3. Christ as the Light. Vatican II's Lumen Gentium opens by identifying Christ as "the light of the nations" — an echo of John 8:12 and 9:5, where Jesus claims this title immediately before healing the blind man. The physical miracle is an enacted parable of the Church's mission: to reflect and transmit the light of Christ to those in darkness.
4. Cooperation with Grace. The man's required action — going, washing — illuminates the Catholic teaching that justifying grace is not mere external imputation but a transformative process in which the human person, enabled by grace, genuinely cooperates (Council of Trent, Session 6, Decree on Justification, ch. 5–7). The blind man does not earn his sight; Christ's power alone heals. But his faithful obedience is the very form through which that grace reaches him.

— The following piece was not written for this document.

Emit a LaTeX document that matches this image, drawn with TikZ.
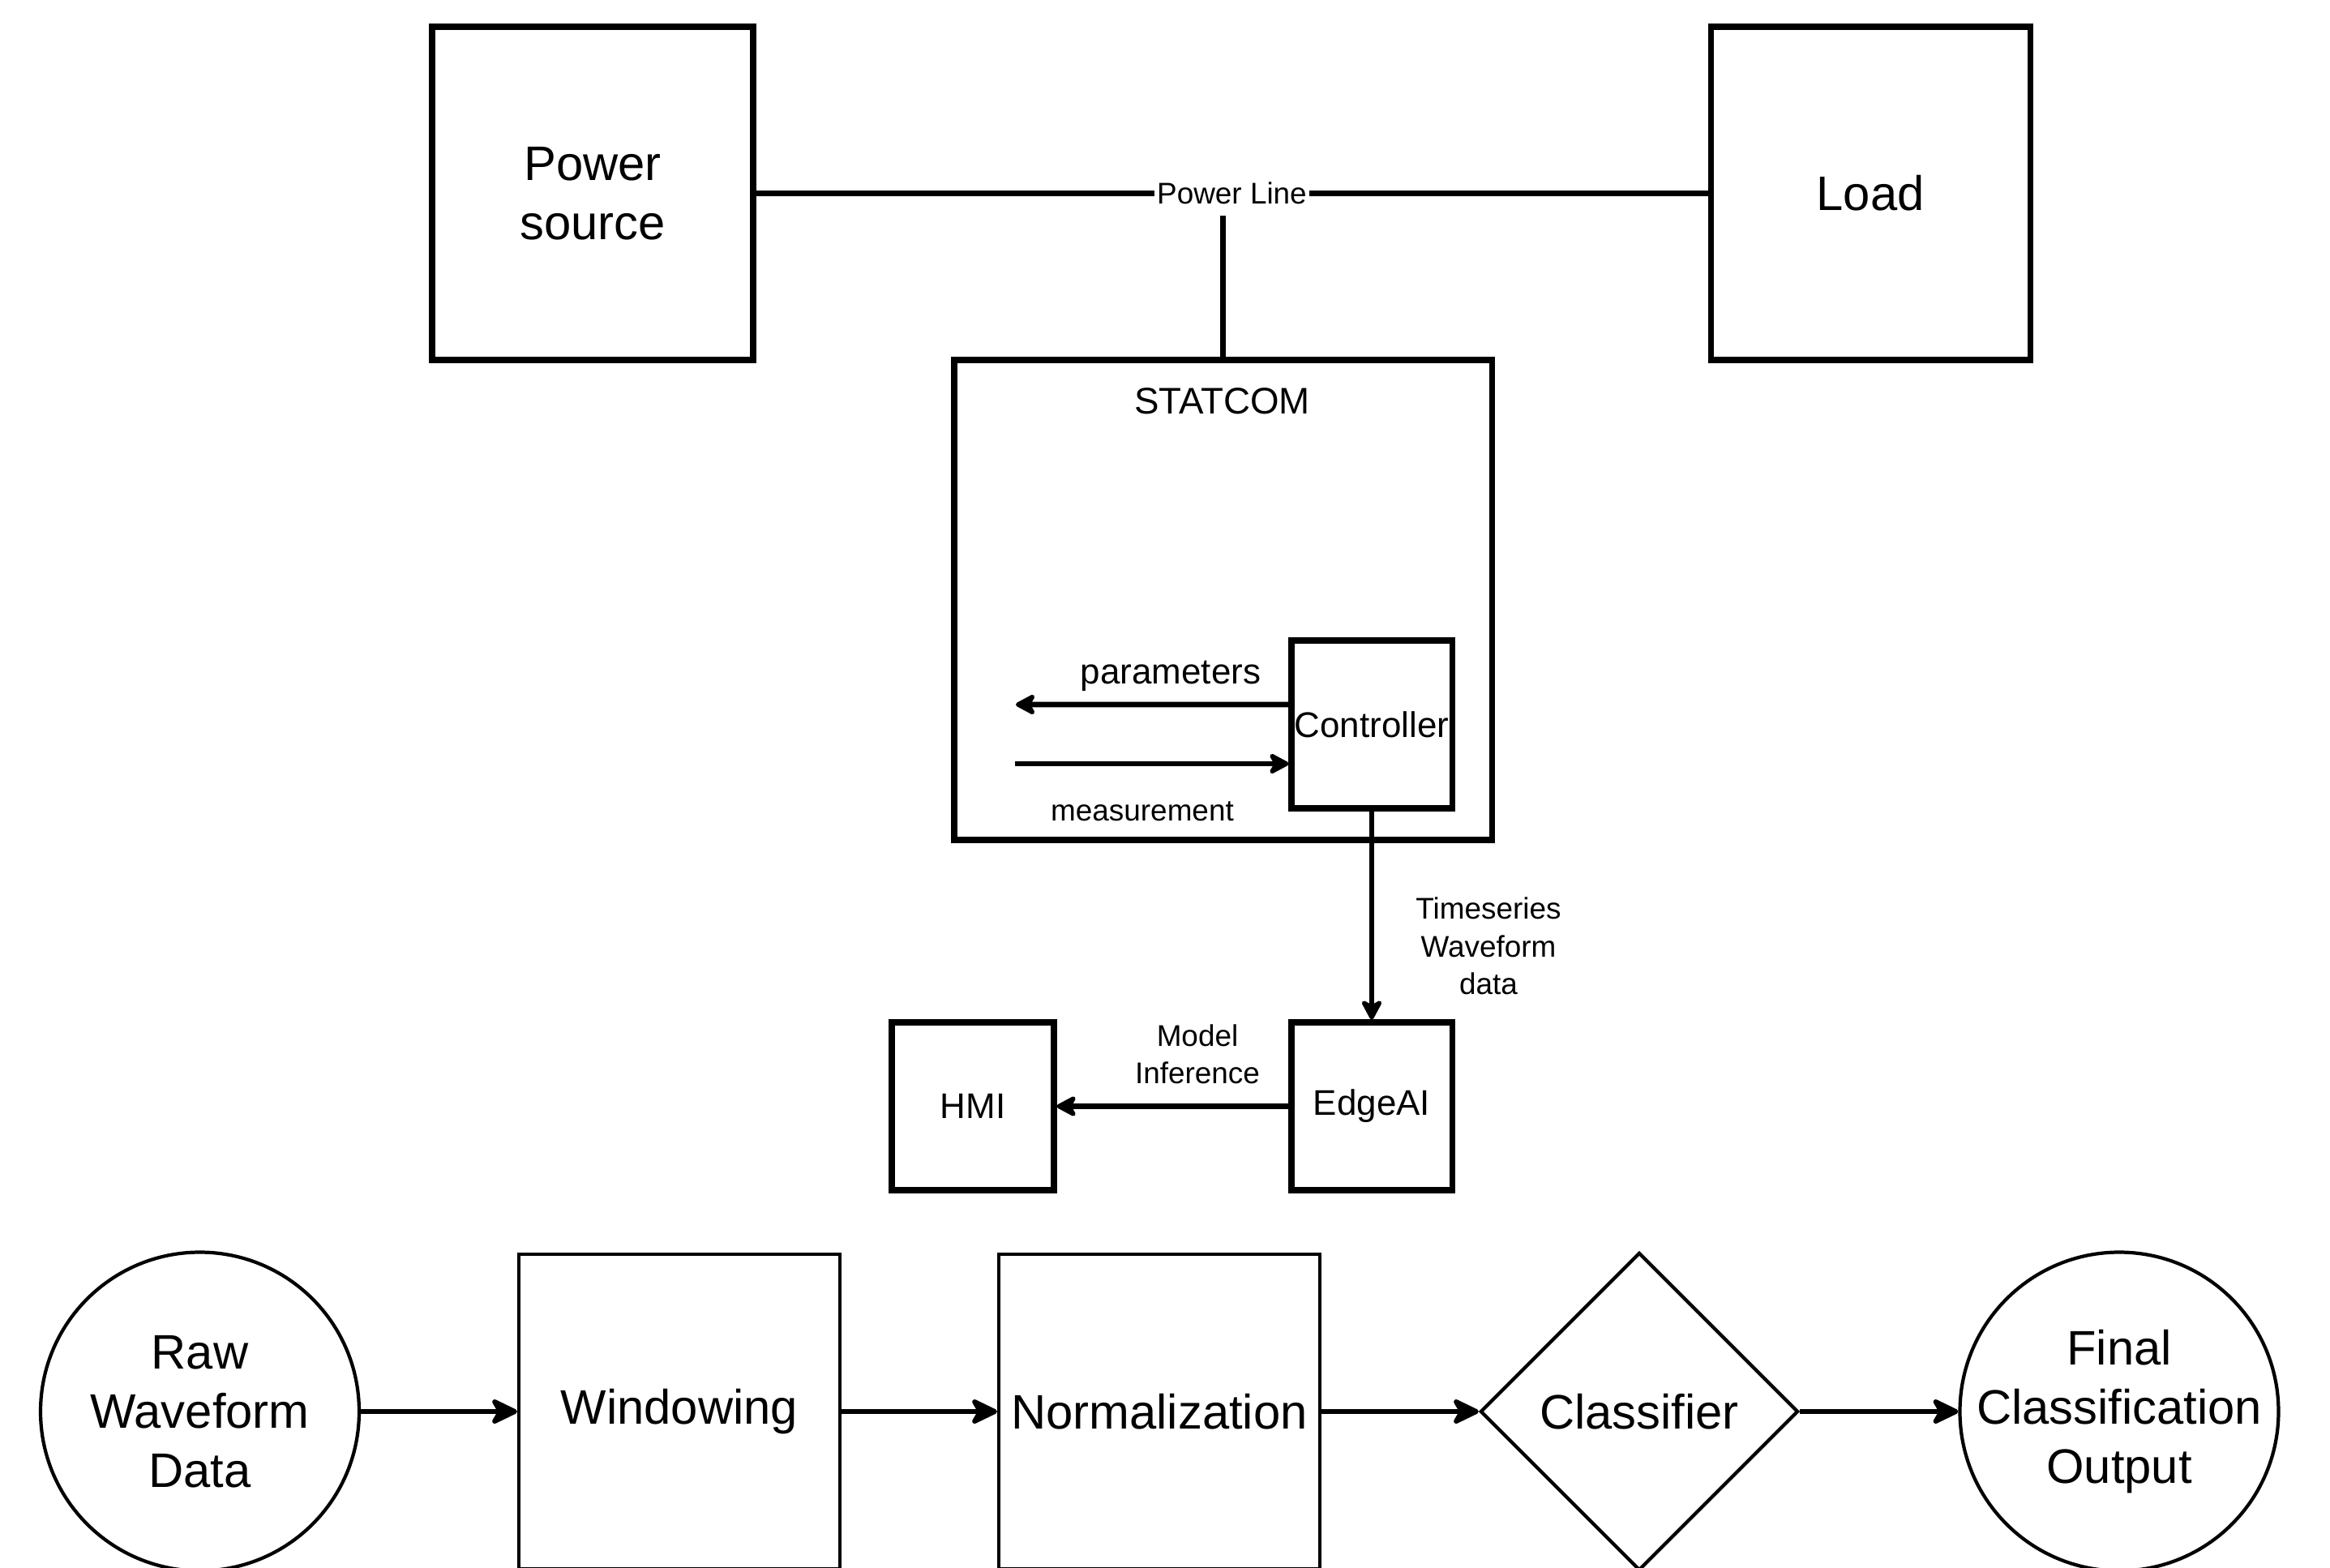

Contemporary Catholics can hear a direct challenge in the blind man's obedient walk to Siloam. He could not see where he was going; he went anyway. Many of us delay a response to Christ's call — to a sacrament of healing (Reconciliation, Anointing of the Sick), to a conversion, to an act of charity — until we have clarity, certainty, or comfort. This passage refuses that excuse. The gift of sight was on the other side of an act done in blindness.
There is also a sacramental word here for Catholics who have grown casual about Baptism. The Church's baptismal liturgy has always seen Siloam in every font. To stand at the font at Easter — whether renewing vows or welcoming new members — is to re-enter this scene. The mud was on human eyes; the water washed it away; the Sent One gave sight. Catholics are invited to revisit their Baptism not as a past event but as a living identity: I have been sent to the Sent One and came back seeing. That memory is a renewable resource for the spiritual life, especially in seasons of interior darkness or doubt.
The climax is wonderfully understated: "So he went away, washed, and came back seeing." Three verbs. No fanfare. The narrative strips the miracle bare. The man's obedience meets divine power, and sight results — physical first, then deepening through the rest of the chapter toward full spiritual and theological vision (culminating in his confession of faith, v. 38). John's narrative architecture is deliberate: chapter 9 is a journey from blindness to faith, and these two verses are its irreversible turning point.